I have purchase an external windscreen and side window insulating blind, made by "Wigo" in Germany and supplied as a genuine Hymer part for my "A" class BC655. I decided from the outset to fit them myself, too far to travel from the Alps to CLC Saint-Dizier. The kit comprises the thermal screen, 2 pieces of standard awning rail about 83 cms long, pre-drilled with 6 holes. I think these are intended to be screwed above the side windows. There is also a selection of rubber tensioning bands. 
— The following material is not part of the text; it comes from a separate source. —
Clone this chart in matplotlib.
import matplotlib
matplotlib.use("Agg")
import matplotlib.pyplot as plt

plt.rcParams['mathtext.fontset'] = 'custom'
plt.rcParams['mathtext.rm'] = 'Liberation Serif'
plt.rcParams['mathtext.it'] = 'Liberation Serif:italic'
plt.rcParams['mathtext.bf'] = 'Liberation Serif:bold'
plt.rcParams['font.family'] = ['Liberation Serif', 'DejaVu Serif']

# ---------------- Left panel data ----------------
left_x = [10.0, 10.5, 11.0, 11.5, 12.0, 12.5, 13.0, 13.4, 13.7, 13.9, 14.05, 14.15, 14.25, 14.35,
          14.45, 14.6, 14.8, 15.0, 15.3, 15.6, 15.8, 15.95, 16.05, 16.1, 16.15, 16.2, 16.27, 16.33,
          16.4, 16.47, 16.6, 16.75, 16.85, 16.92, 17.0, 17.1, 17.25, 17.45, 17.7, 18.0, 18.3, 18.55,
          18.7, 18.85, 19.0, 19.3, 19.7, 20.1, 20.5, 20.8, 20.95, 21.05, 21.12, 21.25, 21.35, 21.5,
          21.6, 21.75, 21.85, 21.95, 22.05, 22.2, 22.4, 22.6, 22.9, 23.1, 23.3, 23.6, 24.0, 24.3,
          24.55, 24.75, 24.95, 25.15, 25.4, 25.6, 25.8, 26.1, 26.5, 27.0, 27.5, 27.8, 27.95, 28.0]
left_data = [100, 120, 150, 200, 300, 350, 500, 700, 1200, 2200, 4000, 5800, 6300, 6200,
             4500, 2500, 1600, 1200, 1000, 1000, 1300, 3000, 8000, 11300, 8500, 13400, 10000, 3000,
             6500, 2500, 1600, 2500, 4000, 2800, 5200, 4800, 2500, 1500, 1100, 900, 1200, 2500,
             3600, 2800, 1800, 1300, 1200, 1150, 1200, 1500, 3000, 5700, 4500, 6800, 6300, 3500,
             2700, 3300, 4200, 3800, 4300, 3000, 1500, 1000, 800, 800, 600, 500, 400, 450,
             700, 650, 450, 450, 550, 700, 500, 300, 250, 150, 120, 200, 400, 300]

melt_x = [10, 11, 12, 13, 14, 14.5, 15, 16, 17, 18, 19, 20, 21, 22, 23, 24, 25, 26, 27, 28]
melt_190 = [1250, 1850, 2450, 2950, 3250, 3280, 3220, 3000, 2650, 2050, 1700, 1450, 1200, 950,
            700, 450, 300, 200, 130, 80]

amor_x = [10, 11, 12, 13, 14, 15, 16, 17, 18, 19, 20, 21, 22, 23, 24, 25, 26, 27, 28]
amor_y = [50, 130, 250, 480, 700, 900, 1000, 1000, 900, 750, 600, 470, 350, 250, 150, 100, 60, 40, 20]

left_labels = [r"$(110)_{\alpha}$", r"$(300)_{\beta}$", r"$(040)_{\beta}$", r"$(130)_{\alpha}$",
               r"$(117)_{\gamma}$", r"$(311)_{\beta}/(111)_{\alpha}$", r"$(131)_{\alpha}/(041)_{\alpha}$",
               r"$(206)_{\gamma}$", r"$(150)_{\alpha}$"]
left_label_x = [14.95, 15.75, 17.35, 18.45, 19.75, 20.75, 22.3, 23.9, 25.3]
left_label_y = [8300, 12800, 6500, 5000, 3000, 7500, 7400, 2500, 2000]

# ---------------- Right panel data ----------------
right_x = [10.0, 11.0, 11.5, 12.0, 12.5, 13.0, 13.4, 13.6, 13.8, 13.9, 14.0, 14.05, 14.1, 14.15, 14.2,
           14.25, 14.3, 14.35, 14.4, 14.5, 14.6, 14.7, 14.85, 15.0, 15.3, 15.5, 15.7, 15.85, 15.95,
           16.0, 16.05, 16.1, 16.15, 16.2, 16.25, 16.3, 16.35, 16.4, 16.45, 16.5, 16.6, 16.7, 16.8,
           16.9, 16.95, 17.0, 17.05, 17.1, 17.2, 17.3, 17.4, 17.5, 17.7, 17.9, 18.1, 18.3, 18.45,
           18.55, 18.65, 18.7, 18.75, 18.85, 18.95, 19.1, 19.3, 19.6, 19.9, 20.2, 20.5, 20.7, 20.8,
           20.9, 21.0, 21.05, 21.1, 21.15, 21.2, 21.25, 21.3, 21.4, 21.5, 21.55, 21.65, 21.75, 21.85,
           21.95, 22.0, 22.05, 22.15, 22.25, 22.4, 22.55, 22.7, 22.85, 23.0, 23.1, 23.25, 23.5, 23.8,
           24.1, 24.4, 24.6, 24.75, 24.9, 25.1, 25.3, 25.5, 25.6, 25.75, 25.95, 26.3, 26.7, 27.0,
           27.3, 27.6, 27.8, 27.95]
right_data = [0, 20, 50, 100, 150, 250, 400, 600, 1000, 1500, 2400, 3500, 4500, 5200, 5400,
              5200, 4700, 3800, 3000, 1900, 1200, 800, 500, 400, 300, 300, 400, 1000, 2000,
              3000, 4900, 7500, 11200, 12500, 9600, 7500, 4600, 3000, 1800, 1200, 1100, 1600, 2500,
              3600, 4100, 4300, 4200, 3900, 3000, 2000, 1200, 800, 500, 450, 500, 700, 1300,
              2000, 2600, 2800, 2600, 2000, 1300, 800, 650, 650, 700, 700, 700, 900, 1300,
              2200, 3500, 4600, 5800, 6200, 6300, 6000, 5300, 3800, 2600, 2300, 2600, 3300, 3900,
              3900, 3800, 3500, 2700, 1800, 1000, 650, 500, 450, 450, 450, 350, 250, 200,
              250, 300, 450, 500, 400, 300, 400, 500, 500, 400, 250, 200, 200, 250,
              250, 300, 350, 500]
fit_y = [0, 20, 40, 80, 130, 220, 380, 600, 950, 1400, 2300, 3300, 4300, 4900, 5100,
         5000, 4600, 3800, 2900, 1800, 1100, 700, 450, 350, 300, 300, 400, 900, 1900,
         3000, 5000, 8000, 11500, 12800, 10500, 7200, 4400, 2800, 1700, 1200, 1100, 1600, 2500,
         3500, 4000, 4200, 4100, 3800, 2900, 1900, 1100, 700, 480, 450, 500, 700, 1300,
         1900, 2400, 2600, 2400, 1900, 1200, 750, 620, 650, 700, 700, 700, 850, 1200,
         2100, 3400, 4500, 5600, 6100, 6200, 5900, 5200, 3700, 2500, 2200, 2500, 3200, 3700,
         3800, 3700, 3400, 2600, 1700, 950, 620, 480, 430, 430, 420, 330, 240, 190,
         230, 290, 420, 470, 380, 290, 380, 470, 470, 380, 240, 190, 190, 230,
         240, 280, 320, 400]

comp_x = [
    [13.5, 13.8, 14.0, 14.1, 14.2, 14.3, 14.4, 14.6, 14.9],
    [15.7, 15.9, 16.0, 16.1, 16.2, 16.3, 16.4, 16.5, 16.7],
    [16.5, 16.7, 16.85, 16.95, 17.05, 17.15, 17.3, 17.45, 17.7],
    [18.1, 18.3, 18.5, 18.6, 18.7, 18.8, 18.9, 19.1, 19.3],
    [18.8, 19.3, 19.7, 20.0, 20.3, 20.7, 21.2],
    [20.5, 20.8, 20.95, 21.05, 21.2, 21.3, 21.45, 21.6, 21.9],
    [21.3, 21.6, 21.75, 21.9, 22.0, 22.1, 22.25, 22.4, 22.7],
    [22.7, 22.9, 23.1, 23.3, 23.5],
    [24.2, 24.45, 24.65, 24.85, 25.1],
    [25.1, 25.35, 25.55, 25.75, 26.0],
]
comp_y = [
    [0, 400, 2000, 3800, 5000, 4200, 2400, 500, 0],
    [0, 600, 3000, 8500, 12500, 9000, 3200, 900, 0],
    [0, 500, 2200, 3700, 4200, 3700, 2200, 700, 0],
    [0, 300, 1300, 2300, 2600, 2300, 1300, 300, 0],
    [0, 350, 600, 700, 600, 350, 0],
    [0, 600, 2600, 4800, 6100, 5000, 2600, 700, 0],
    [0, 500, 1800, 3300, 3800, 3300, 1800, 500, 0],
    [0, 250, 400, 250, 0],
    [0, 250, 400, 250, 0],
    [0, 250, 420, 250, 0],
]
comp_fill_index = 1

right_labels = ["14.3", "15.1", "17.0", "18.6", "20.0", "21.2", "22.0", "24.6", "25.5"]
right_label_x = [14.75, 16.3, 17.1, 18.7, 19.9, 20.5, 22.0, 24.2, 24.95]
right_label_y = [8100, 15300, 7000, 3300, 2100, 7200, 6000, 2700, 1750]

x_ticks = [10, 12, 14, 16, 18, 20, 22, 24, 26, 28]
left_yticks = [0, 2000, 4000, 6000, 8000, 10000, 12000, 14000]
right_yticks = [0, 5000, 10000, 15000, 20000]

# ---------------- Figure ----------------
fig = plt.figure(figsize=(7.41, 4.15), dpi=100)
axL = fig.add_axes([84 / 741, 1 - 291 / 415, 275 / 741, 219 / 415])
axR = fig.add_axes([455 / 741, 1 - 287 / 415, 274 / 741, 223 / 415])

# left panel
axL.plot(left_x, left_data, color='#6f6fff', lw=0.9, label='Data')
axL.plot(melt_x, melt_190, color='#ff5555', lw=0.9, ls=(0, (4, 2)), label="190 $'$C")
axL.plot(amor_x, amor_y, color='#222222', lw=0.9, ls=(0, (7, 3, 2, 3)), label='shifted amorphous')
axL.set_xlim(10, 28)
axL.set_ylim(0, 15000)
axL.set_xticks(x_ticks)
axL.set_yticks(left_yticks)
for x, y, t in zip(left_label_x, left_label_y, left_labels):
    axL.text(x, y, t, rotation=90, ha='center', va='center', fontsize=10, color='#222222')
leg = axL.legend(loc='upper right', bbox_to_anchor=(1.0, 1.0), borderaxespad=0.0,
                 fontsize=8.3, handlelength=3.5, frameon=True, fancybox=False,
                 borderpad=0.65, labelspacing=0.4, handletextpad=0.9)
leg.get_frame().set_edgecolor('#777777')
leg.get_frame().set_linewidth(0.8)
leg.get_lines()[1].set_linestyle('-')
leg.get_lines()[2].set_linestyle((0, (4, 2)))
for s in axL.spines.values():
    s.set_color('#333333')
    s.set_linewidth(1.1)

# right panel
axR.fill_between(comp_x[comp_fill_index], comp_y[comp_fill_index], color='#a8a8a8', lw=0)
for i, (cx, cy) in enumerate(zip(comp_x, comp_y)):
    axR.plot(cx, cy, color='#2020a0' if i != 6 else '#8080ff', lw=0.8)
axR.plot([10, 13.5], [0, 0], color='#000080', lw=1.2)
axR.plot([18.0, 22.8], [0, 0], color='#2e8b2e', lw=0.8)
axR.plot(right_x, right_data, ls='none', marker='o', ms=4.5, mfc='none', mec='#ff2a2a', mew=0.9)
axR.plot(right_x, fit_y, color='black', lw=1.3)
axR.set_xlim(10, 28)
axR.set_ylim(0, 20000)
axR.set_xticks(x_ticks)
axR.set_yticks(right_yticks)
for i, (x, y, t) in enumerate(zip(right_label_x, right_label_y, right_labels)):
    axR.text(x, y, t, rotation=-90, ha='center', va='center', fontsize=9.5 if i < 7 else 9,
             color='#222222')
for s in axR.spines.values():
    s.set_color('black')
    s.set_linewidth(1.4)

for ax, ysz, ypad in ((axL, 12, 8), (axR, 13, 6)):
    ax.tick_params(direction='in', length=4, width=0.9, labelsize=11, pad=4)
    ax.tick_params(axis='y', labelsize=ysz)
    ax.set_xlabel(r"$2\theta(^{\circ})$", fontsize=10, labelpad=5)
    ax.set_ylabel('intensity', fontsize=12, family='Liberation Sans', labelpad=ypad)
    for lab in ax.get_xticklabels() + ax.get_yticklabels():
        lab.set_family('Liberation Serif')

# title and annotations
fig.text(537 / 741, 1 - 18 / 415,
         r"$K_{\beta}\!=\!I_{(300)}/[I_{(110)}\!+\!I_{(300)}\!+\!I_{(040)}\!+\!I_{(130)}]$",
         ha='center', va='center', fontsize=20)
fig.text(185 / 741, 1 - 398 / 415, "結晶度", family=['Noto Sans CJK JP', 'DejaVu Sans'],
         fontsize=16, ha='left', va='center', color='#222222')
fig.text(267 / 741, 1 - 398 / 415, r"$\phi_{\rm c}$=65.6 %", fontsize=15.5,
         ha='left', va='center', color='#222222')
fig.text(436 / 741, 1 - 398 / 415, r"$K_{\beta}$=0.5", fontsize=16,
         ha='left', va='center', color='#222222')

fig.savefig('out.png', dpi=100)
Can anybody offer any fitting advice? 

Regards Mike


----------



## vicdicdoc (May 14, 2005)

I'm afraid I've never heard of 'Wigo' . . . I've searched [Google] but no luck, maybe your only solution is to re-contact them and find out fitting details.
We have external 'silver screen' on our van


----------



## 106156 (Jul 28, 2007)

Thanks for that. Wigo have a website www.wigo-zelte.de, in German, so I have e-mailed them in English-hoping......

Mike


----------



## Hymie (May 9, 2005)

*"Wigo"*

Hi Mike,
I have been hoping to find someone who has the Wigo brand of screen cover.

I cant buy a set for our new Hymer from Silverscreens as they do not make covers for new B SL model Hymers.

I saw the wigo type in the Movera catalogue - and also sent an e-mail to wigo - [email protected] responded and was very helpful.

The rails need to be fixed above the side windows - our dealer says they must be screwed and sealed.

My question is what is the quality like ?? - I dont mind paying a good price for the Wigo set if the material quality is good.
Their website says they remain pliable to -40c!!
Please let me know
cheers
Dave


----------



## Dougle (May 18, 2006)

Hi Guys,

I have a 1993 Hymer which has the awning type tracks above the front windscreen and both side windows/drivers door. I am bringing it out of storage at the weekend, so if you would like pics showing locations, just let me know. I have bought a Silverscreen that utilises these channels but have not had a chance to try it out as yet. Obviously, you would have to reverse the process and use the depth of your thermal screen to get a position for placement of the rails.

Regards

Dave


----------



## linal (Mar 14, 2006)

Hi Mike & Hymie I bought external screens from a company called Van Comforts this was for the new b544 sl the screens came from the Black Forest area they came with full fitting instructions and the chap from V/Comforts is very helpful well worth a phone call.

Alex.
Ps. The aluminium rails were not screwed but stuck on with sikaflex 221 which came supplied with blinds. A.


----------



## 106156 (Jul 28, 2007)

Hi Dave;

The quality looks great, but as they are not fitted yet I can't comment on their performance.

I like the idea of fixing them with Silkaflex 221 rather than screws, hope its strong enough, and have worked out where the awning rails should be.

Now, if I can only lay off ski-ing here for a day, I will stick them on!

Mike


----------



## Hymie (May 9, 2005)

*Wigo*

Hi Mike,

Thanks for the update - im going to order them today.

Glad you are enjoying the skiing!.

cheers

Dave


----------



## Wiggy (May 22, 2005)

Hi Mike and Everyone

I have a set of Wigo external screen covers supplier by Hymer with my new B700 purchased about 18 months ago now, I have used them summer and winter and are excellent - used in Bavaria in January with external temp down to - 12 deg C

As describer awning rail fitted above side window, just slide in screens and tie down with elastic loops onto clips, really easy to fit

Hope that helps

Regards

Wiggy


----------



## Hymie (May 9, 2005)

*Wigo Screens*

Hi Wiggy,

Thanks for the recommendation.

Happy Travels

Dave


----------



## 106156 (Jul 28, 2007)

Thanks for all the info. Took the plunge and have fitted themmyself. Fixed awning rail 40 cms down from roof seam and 5cms back from front edge seam. Used sicaflex 221 and small stainless self tapping screws (need small heads to pass into awning rail). Sicaflex by itself didn't do the trick, they just wouldn't stay in place. 

Mike


----------